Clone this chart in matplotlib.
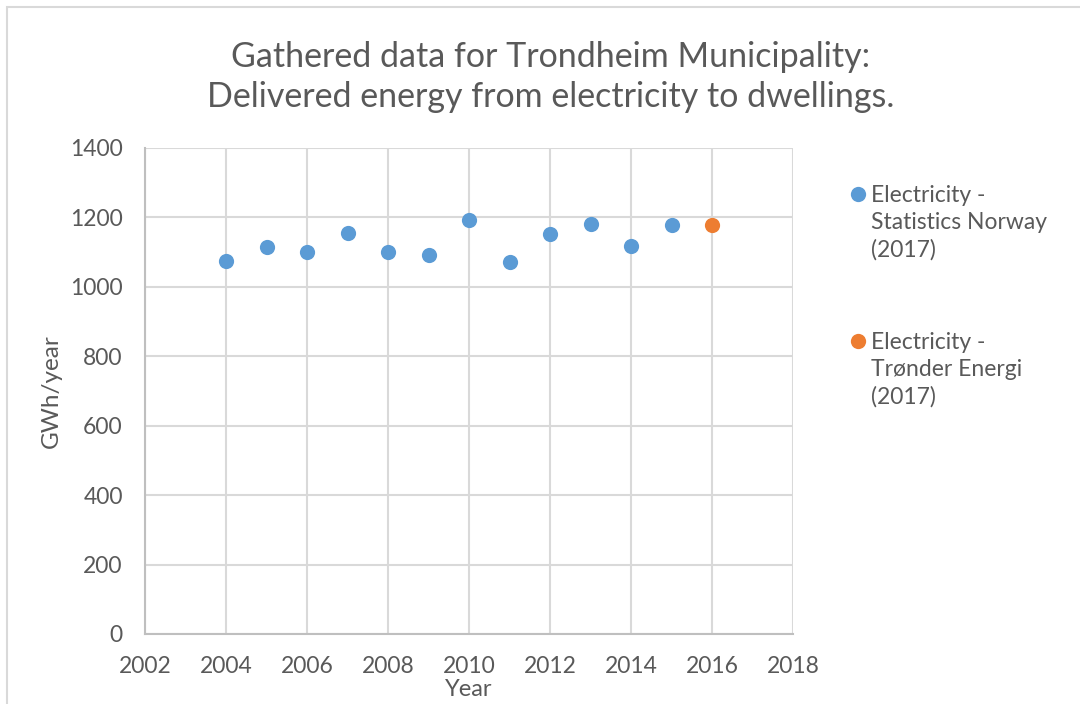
import matplotlib
matplotlib.use("Agg")
import matplotlib.pyplot as plt
from matplotlib.patches import Rectangle
from matplotlib.lines import Line2D

plt.rcParams["font.family"] = ["Lato", "DejaVu Sans"]

years_ssb = [2004, 2005, 2006, 2007, 2008, 2009, 2010, 2011, 2012, 2013, 2014, 2015]
gwh_ssb = [1075, 1115, 1100, 1154, 1100, 1093, 1193, 1071, 1153, 1182, 1119, 1177]
years_te = [2016]
gwh_te = [1179]

label_ssb = "Electricity -\nStatistics Norway\n(2017)"
label_te = "Electricity -\nTrønder Energi\n(2017)"
title = "Gathered data for Trondheim Municipality:\nDelivered energy from electricity to dwellings."

c_ssb = "#5B9BD5"
c_te = "#ED7D31"
txt = "#595959"
grid_c = "#d9d9d9"

fig = plt.figure(figsize=(10.8, 7.04), dpi=100)
ax = fig.add_axes([145 / 1080, 1 - 634 / 704, (793 - 145) / 1080, (634 - 148) / 704])

ax.scatter(years_ssb, gwh_ssb, s=120, color=c_ssb, zorder=3, linewidths=0)
ax.scatter(years_te, gwh_te, s=120, color=c_te, zorder=3, linewidths=0)

ax.set_xlim(2002, 2018)
ax.set_ylim(0, 1400)
ax.set_xticks(range(2002, 2019, 2))
ax.set_yticks(range(0, 1401, 200))
ax.grid(True, color=grid_c, linewidth=1.5, zorder=0)
for s in ["top", "right"]:
    ax.spines[s].set_visible(False)
for s in ["left", "bottom"]:
    ax.spines[s].set_color("#bfbfbf")
    ax.spines[s].set_linewidth(1.5)
ax.tick_params(length=0, labelsize=16.5, colors=txt)
ax.tick_params(axis="y", pad=16)
ax.tick_params(axis="x", pad=16)

fig.text(51 / 1080, 1 - 391 / 704, "GWh/year", rotation=90, ha="center", va="center",
         fontsize=17.5, color=txt)
fig.text(469 / 1080, 1 - 690 / 704, "Year", ha="center", va="center", fontsize=17, color=txt)
fig.text(551 / 1080, 1 - 77 / 704, title, ha="center", va="center", fontsize=24.5,
         color=txt, linespacing=1.33)

# legend, drawn by hand so the marker sits beside the first line of text
for label, color, y in [(label_ssb, c_ssb, 194), (label_te, c_te, 341)]:
    fig.add_artist(Line2D([858 / 1080], [1 - y / 704], marker="o", markersize=11,
                          color=color, markeredgewidth=0, transform=fig.transFigure))
    fig.text(871 / 1080, 1 - (y - 9) / 704, label, ha="left", va="top", fontsize=16.5,
             color=txt, linespacing=1.35)

fig.add_artist(Rectangle((7 / 1080, -0.1), 1.2, 1 - 7 / 704 + 0.1, transform=fig.transFigure,
                         fill=False, edgecolor="#d9d9d9", linewidth=1.5))

fig.savefig("out.png", dpi=100)
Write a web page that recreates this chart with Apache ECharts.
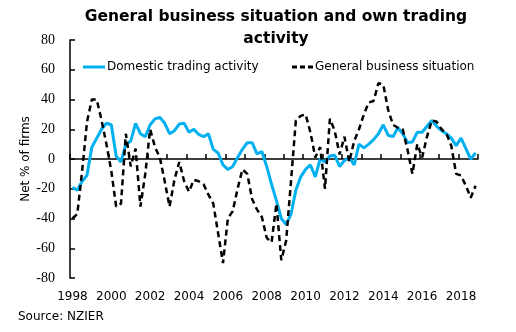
= = = = = = =
• Exercise goal: Leave out any pictures and return exactly the lines from the beginning of the data through the line with "color=txt, linespacing=1.33)", inclusive.

• Exercise solution:
Clone this chart in matplotlib.
import matplotlib
matplotlib.use("Agg")
import matplotlib.pyplot as plt
from matplotlib.patches import Rectangle
from matplotlib.lines import Line2D

plt.rcParams["font.family"] = ["Lato", "DejaVu Sans"]

years_ssb = [2004, 2005, 2006, 2007, 2008, 2009, 2010, 2011, 2012, 2013, 2014, 2015]
gwh_ssb = [1075, 1115, 1100, 1154, 1100, 1093, 1193, 1071, 1153, 1182, 1119, 1177]
years_te = [2016]
gwh_te = [1179]

label_ssb = "Electricity -\nStatistics Norway\n(2017)"
label_te = "Electricity -\nTrønder Energi\n(2017)"
title = "Gathered data for Trondheim Municipality:\nDelivered energy from electricity to dwellings."

c_ssb = "#5B9BD5"
c_te = "#ED7D31"
txt = "#595959"
grid_c = "#d9d9d9"

fig = plt.figure(figsize=(10.8, 7.04), dpi=100)
ax = fig.add_axes([145 / 1080, 1 - 634 / 704, (793 - 145) / 1080, (634 - 148) / 704])

ax.scatter(years_ssb, gwh_ssb, s=120, color=c_ssb, zorder=3, linewidths=0)
ax.scatter(years_te, gwh_te, s=120, color=c_te, zorder=3, linewidths=0)

ax.set_xlim(2002, 2018)
ax.set_ylim(0, 1400)
ax.set_xticks(range(2002, 2019, 2))
ax.set_yticks(range(0, 1401, 200))
ax.grid(True, color=grid_c, linewidth=1.5, zorder=0)
for s in ["top", "right"]:
    ax.spines[s].set_visible(False)
for s in ["left", "bottom"]:
    ax.spines[s].set_color("#bfbfbf")
    ax.spines[s].set_linewidth(1.5)
ax.tick_params(length=0, labelsize=16.5, colors=txt)
ax.tick_params(axis="y", pad=16)
ax.tick_params(axis="x", pad=16)

fig.text(51 / 1080, 1 - 391 / 704, "GWh/year", rotation=90, ha="center", va="center",
         fontsize=17.5, color=txt)
fig.text(469 / 1080, 1 - 690 / 704, "Year", ha="center", va="center", fontsize=17, color=txt)
fig.text(551 / 1080, 1 - 77 / 704, title, ha="center", va="center", fontsize=24.5,
         color=txt, linespacing=1.33)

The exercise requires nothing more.